- [Your objective]: Locate each line with the string "that" in the listing below and copy it.

- [Dataset excerpt]:
start

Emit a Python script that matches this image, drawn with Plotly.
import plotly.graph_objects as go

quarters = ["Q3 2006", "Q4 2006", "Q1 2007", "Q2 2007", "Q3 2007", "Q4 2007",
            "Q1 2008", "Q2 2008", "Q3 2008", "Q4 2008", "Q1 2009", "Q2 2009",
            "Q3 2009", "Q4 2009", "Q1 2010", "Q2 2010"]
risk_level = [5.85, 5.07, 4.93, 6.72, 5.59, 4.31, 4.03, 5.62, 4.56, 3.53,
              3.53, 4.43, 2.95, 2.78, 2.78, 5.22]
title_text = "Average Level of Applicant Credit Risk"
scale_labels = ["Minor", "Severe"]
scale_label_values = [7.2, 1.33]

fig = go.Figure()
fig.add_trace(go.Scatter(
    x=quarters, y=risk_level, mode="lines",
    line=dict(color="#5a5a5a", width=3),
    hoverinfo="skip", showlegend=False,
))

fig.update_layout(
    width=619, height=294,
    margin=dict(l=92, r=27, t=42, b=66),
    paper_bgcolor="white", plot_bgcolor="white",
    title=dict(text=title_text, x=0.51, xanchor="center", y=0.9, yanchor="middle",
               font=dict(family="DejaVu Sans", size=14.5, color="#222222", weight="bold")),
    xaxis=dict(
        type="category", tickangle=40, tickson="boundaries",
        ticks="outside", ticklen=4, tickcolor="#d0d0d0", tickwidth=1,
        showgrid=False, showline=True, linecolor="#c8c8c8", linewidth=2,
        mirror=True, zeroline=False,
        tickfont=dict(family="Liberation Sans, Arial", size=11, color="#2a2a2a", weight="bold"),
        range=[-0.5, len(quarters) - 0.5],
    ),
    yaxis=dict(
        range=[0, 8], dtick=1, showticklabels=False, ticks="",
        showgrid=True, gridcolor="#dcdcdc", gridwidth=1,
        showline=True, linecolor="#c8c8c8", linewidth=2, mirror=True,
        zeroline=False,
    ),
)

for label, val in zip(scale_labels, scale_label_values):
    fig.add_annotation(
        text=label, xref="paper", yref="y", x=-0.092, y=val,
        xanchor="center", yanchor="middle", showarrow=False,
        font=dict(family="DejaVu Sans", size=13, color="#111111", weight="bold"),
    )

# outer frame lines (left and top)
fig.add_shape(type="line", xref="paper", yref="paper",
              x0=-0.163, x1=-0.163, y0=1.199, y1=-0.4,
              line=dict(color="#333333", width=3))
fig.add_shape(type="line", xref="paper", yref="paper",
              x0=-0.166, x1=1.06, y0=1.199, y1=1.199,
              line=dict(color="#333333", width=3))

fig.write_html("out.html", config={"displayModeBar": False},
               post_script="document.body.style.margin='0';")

end
start

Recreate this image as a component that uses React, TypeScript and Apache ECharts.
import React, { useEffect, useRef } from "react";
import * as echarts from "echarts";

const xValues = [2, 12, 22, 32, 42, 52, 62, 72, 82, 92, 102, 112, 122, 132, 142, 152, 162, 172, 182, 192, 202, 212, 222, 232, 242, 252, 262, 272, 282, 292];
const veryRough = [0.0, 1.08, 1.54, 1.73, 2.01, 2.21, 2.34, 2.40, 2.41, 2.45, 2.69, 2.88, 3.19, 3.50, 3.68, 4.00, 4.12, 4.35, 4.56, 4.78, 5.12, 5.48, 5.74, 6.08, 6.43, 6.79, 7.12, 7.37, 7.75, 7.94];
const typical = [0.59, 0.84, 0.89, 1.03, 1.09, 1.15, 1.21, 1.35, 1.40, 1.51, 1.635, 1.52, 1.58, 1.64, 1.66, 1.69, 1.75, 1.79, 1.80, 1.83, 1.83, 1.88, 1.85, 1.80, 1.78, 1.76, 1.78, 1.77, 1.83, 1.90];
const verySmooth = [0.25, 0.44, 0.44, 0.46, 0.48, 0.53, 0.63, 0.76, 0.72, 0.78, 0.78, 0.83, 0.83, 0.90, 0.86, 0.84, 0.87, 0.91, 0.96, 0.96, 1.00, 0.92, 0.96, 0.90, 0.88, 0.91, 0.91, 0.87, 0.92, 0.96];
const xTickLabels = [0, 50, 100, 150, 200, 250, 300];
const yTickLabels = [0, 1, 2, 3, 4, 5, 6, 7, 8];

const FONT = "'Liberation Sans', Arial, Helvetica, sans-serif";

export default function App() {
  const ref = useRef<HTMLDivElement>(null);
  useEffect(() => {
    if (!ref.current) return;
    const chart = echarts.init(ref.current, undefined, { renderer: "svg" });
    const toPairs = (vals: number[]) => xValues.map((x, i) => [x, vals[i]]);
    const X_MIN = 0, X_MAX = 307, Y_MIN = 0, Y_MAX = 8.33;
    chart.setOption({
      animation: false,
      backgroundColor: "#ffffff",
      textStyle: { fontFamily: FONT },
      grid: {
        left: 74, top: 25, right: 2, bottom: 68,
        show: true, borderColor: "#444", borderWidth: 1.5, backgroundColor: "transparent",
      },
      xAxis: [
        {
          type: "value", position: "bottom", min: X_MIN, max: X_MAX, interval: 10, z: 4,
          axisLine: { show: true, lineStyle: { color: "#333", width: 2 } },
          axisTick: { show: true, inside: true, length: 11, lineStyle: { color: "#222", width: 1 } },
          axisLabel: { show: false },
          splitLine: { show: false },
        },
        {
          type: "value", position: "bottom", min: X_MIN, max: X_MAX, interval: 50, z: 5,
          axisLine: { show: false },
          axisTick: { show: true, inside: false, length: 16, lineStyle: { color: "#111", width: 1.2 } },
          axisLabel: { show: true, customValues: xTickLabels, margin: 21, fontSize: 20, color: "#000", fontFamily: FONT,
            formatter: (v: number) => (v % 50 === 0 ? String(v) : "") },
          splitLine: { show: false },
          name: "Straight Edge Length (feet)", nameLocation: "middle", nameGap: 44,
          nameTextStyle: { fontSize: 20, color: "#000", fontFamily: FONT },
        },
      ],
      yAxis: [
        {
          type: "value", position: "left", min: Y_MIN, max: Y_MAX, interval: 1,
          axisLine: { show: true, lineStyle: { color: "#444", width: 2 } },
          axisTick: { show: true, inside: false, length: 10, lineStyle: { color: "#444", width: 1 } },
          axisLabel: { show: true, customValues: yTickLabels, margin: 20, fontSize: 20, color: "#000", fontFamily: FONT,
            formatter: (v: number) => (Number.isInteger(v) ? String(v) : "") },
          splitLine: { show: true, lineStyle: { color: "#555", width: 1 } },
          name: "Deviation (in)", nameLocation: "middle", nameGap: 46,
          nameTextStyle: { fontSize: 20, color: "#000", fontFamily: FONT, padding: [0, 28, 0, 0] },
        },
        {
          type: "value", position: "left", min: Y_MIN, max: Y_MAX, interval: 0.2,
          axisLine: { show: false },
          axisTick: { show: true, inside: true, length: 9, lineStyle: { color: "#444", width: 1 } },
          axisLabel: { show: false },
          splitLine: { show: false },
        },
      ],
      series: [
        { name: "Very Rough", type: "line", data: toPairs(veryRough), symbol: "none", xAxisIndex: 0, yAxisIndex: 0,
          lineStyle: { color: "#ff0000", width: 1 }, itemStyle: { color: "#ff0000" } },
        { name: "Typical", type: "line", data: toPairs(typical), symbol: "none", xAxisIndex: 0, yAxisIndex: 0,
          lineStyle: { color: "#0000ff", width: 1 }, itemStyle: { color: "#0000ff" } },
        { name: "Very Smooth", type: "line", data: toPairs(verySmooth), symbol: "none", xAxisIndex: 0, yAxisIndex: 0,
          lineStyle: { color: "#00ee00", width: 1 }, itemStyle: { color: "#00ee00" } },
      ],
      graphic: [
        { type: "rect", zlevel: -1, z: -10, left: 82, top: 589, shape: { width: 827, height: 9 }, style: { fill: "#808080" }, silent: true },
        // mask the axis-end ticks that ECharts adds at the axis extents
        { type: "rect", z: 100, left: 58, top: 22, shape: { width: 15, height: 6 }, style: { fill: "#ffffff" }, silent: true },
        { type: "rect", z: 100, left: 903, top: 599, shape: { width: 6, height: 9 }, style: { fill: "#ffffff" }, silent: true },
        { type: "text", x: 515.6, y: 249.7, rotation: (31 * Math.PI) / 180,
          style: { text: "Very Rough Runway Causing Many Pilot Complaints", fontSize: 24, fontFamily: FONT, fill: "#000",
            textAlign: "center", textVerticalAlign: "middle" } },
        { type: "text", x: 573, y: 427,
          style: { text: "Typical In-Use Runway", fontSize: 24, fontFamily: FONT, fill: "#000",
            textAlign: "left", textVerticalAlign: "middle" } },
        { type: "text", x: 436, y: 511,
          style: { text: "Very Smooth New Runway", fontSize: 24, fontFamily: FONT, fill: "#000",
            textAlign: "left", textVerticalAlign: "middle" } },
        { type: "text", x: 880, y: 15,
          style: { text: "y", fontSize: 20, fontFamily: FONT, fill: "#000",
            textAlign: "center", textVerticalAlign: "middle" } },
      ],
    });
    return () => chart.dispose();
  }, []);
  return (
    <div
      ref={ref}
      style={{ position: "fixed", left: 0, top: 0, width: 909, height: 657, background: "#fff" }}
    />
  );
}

end

- [In response]:
Emit a Python script that matches this image, drawn with Plotly.
Recreate this image as a component that uses React, TypeScript and Apache ECharts.
        // mask the axis-end ticks that ECharts adds at the axis extents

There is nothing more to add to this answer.